Despite everything, UFC heavyweight champion Daniel Cormier is not fighting Brock Lesnar. Instead, he’ll step into the Octagon on August 17 to rematch Stipe Miocic, the man he defeated to win the title.
It’s a rematch a year in the making, and one Miocic has been campaigning for ever since he left the Octagon last July as the new non-champion. For Cormier, it’s an interesting conundrum. In the space of a week, he’s gone from possibly fighting a mainstream attraction with a mainstream payday attached to facing a man he already defeated in the first round. Considering he had always said he was going to retire on his 40th birthday (which took place in March of this year), it begs the question why Cormier would willingly take a fight with what some could argue has more downside than upside.
“From the moment me and Brock were in the Octagon and we were shoving and we had the Wrestlemania moment, right afterwards [people] were saying, ‘Well Stipe Miocic had defended this belt all these times, he was this, he was that, people called him the greatest heavyweight. … I always said I’d fight Stipe again if Lesnar couldn’t fight, so let’s fight Stipe,” Cormier said, speaking on the Ariel Helwani MMA Show.

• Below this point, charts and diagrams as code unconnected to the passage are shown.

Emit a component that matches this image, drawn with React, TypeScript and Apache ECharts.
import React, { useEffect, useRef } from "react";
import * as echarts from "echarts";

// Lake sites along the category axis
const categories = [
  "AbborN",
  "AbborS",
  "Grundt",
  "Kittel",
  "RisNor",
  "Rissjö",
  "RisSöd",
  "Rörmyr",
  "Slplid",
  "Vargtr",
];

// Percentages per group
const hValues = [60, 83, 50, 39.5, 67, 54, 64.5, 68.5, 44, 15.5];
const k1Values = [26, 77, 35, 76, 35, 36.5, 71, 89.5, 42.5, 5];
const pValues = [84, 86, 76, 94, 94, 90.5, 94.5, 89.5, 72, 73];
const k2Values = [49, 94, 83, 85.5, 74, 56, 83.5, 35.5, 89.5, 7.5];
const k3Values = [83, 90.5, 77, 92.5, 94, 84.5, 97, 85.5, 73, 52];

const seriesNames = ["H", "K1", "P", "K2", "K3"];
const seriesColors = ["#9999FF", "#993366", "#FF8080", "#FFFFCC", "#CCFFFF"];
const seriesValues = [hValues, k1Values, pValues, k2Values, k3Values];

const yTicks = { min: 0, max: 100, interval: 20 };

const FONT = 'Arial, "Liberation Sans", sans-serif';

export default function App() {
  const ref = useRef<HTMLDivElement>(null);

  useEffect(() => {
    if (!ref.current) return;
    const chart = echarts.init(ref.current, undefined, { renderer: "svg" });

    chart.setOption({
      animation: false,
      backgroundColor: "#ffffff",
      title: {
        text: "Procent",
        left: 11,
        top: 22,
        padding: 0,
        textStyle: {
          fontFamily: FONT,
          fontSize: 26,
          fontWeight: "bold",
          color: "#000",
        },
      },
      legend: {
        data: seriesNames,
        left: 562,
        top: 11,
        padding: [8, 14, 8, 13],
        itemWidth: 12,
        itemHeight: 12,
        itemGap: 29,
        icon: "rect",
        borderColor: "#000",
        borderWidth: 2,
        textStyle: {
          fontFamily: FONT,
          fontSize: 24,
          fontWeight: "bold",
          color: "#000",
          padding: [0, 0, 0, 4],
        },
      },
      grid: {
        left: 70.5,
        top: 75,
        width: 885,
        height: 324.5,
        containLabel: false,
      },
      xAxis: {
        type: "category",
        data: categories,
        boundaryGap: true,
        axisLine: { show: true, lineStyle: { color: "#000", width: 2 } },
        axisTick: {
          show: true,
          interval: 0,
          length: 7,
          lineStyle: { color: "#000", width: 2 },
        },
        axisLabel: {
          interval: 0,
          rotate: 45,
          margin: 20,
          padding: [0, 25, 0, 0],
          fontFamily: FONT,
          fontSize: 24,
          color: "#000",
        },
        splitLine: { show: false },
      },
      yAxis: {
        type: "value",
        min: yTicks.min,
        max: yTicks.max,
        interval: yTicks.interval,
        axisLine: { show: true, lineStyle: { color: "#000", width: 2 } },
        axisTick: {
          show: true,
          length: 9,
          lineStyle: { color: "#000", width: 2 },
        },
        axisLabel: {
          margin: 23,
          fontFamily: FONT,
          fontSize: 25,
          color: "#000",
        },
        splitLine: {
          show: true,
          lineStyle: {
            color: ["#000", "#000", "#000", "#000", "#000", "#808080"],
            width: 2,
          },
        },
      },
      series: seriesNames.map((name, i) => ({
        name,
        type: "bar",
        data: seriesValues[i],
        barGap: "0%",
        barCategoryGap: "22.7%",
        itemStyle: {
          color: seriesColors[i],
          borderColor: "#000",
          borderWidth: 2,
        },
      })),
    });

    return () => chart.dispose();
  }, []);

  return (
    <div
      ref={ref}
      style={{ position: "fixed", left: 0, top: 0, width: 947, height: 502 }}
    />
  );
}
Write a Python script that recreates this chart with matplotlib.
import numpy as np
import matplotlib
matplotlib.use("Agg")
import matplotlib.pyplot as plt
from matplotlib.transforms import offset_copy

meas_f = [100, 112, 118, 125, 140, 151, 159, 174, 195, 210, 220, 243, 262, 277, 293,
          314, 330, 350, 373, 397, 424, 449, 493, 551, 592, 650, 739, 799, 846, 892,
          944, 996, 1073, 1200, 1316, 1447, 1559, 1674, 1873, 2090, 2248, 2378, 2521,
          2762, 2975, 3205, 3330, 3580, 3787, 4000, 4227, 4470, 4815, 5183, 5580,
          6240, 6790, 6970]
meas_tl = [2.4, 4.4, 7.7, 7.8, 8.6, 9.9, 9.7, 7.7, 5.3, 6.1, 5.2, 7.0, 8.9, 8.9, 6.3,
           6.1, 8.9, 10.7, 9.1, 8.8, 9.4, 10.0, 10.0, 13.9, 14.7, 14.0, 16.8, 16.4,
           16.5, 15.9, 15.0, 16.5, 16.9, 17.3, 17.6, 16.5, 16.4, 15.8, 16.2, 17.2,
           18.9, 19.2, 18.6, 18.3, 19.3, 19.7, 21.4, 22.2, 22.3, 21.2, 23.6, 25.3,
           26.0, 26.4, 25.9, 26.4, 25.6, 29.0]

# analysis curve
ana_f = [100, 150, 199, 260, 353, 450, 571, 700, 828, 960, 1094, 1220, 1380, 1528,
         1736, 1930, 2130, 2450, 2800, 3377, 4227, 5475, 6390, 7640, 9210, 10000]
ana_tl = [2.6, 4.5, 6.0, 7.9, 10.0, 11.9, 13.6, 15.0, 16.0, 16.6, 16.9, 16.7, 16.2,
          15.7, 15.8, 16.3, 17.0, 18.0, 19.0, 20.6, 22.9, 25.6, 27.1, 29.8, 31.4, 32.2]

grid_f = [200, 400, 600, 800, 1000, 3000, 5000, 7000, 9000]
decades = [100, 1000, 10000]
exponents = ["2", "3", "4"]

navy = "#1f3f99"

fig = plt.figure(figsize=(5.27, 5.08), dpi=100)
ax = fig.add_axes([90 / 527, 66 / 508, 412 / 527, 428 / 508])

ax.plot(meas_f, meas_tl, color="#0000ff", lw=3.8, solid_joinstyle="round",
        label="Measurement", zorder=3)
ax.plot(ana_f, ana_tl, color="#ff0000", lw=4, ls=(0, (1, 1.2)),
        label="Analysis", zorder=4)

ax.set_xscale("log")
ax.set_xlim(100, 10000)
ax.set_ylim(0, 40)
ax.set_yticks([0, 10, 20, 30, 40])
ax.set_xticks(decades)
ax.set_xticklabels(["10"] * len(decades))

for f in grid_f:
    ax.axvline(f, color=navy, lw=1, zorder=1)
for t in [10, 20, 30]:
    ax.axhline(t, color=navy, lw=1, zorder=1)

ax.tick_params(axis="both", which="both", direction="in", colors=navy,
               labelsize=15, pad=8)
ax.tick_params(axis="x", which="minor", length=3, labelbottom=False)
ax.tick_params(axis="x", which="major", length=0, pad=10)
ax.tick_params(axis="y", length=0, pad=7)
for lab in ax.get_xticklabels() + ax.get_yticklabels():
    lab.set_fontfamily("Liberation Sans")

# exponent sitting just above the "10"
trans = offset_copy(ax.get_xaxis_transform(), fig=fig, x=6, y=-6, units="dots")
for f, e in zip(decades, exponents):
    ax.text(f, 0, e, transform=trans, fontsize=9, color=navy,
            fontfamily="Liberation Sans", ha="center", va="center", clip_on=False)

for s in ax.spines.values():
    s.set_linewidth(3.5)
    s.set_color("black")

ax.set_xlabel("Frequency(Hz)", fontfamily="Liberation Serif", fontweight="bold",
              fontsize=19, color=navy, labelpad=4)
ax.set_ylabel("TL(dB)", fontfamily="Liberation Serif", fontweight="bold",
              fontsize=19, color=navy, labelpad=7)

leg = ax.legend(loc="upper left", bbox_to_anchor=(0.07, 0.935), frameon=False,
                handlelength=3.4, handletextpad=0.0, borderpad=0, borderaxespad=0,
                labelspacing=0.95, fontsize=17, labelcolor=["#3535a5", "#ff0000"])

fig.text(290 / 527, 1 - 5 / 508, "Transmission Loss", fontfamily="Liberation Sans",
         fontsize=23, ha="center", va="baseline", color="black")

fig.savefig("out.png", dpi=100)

“I’m going to be motivated for the fight, that’s one thing I’ll always be, I’m very disciplined for my preparation for these competitions, I really am. My thing is, I’ll go fight him again, I just don’t know how I can beat him better. I don’t know how I can beat him better than I beat him last time. But for me it’s just about getting the victory. If I win a decision, then I win a decision. It doesn’t matter, I just know the expectation from the people outside, it’s tough to top the way I did it last time. That was just such a special moment to knock out the longest reigning heavyweight champ of all time within one round. It was truly, truly phenomenal.
“I do intend on beating him again, I do believe that just stylistically it’s a good matchup for me, and I feel like as the fight was going on I was starting to get his timing, I was starting to kinda feel him. I just feel I’m a better mixed martial artist than Stipe.”
The dynamic between the pair this time around, however, is noticeably different.
Last time the two fought, they famously had a conversation on the phone about accepting the fight with each other and how they could be compensated by the UFC fairly for a champion versus champion fight. Since Miocic lost the contest, however, he went on a very public campaign for a rematch, decrying Cormier’s win as a fluke that could never be repeated, as well as posting plenty of social media clips sniping at Cormier’s apparent disinterest in a second fight.
Cormier noticed.
“I have a little bit of a different approach to our relationship this time,” Cormier said. “I did not like the approach that he took in just kind of waiting. I think he’s so good, that even if he would have fought over the course of this year, he would still have been in the same position. So I don’t necessarily feel that I have to be nice to him anymore.
“The whole time I said he was a bit entitled. It would have been different if we did not understand. These were conversations we had with the company, like one of you guys is going to get to fight Brock Lesnar. And he was just as happy as I was. So to make it seem I was doing something wrong after I was the one that won the fight, I just felt like it was unfair a little bit. Every now and again he posted a picture of him punching me or something, like yo, what? You punched me. Okay, we fought. Of course you punched me. … We had a fight, of course you have a picture of you punching me. Millions of people watched it. They saw you punch me. Don’t put up a damn picture of you punching me and acting like I’m wronging you. I’m not wronging this guy, I’m doing exactly what we were told we’re doing after our first fight. It felt entitled.
“When Jones beat me the first time, I immediately scheduled another fight and said, ‘I’m going to fight Ryan Bader in New Orleans and figure out how I get back there’. Then he had the thing happen, and I had to fight [Anthony Johnson] for the belt. Then when Jones beat me in July, I said, ‘Ok, I’m gonna take some time, but how to get back, do I go to heavyweight? How do I earn another fight with this guy?’ That’s all I can think about, and then the stuff happened three weeks later and I got the belt back. … So for me, I knew how bad I wanted to fight him again so I knew I was willing to do anything and not just sit there and wait and complain the whole time about not getting what you wanted.”